The total number of Sobibor victims is estimated at approximately 250,000 people - Jews from Poland, Germany, Austria, Czechoslovakia, France, Holland, Hungary, Belgium and from occupied territories of USSR - mostly Belarus. There were also around one thousand Poles.
It was probably in February 1942, after the conference on the "Final Solution of the Jewish Question" organized by Reinhard Heydrich and Adol Eichmann in Wannsee near Berlin on 20th January 1942, that the decision about the creation of the extermination camp in Sobibor was taken. The construction of the camp, known in the official terminology as the "SS - Sonderkommando Sobibor", began in March 1942. The construction works were supervised by SS - Hauptsturmfûhrer Richard Thomalla from SS Central Construction Office and Police in Zamosc -SS who became the first camp commandant.

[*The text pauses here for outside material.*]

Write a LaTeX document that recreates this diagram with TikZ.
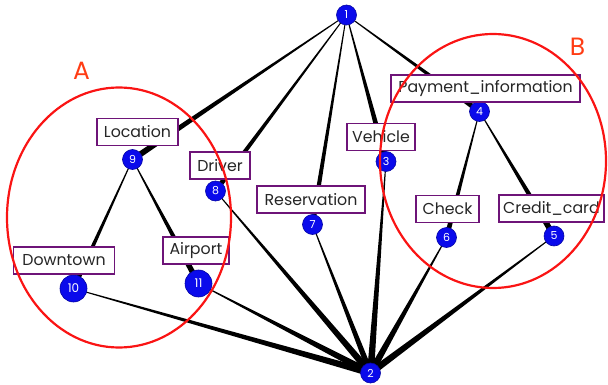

58 hectares of the forested terrain on the western side of the railway line Chelm - Wlodawa were designated for the camp. By the end of April 1942 the whole territory was fenced with three rows of barbed wire, over 2,5 m high, thickly entwined with fir branches from the inside. The guards' watchtowers were built along the fence, and additionally in 1943 the fields around the camp were mined. The camp buildings in Sobibor comprised several separate building complexes (camp pre-field, camp I, II, III, IV).